Il y a une certaine colère, un malaise y compris de prêtres qui en veulent beaucoup à l'institution de ne pas avoir suffisamment agi, ou d'avoir dit qu'elle agissait et de ne pas l'avoir fait. A Rome et dans les diocèses, on s'aperçoit que des cardinaux, des membres importants de l'Eglise n'ont pas joué le jeu. Se pose la question de la responsabilité d'un certain nombre de personnalités qui ont compté dans les années du pontificat de Jean-Paul II essentiellement, mais qui ont continué à être influentes sous le pontificat de Benoît XVI et celui du pape François."
- Q: Comment l'Eglise peut-elle surmonter ces épreuves ?
- R: "Il faut distinguer les problèmes d'abus sexuels qui sont commis par des prêtres ou des évêques, et l'autre problème, émergeant aujourd'hui, qui est la façon dont le système ecclésial a essayé de couvrir un certain nombre de ces abus en mutant des prêtres ou en ne prenant pas des mesures suffisantes.
Se pose la question de l'absence de contre-pouvoir ou de contrôle dans l'Eglise, une institution parmi d'autres, amenée à se soumettre aux normes de la société et donc à rendre des comptes. Elle ne peut plus se comporter comme une institution pyramidale.
Le vrai enjeu pour le pape François c'est de prendre en compte ce changement de culture et de société et mettre en place ces mécanismes de contrôle, même si ça ne fait pas partie de la culture catholique. Mais jusqu'à quel point le pape François est-il décidé à prendre des mesures ?"
- Q: L'image du pape François, à qui on a prêté une image plus moderne et proche des fidèles, n'est-elle pas écornée par ces dernières affaires ?
- R: "En terme de crise, c'est l'année la plus difficile pour le pape François depuis le début de son pontificat, mais c'est tout sauf une surprise pour lui. Il ne faut pas oublier pourquoi Benoît XVI avait démissionné (en 2013, ndlr): il disait ne pas avoir la force, même physique, pour gérer les problèmes que l'Eglise rencontre, dont les problèmes d'abus sexuels sont une composante importante, et la question de l'homosexualité dans l'église.
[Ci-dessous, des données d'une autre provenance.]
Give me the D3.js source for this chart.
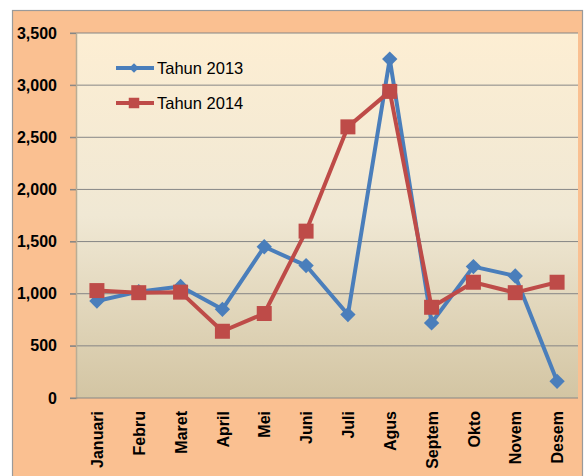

En dépit des troubles actuels, il n'y a aucune raison de penser que le souverain pontife pourrait démissionner à court terme, et les appels à la démission sont isolés. Il n'y a aucun mouvement dans l'Eglise catholique pour pousser le pape à démissionner, pour assumer une responsabilité politique dans la gestion de ces affaires.
Je ne suis pas sûr que la personnalité du pape François soit si profondément écornée que ça. Il est attaqué depuis le début de son pontificat à l'intérieur de l'église par les milieux conservateurs et ultra-conservateurs, mais à l'extérieur, il a quand même une popularité qui est structurelle.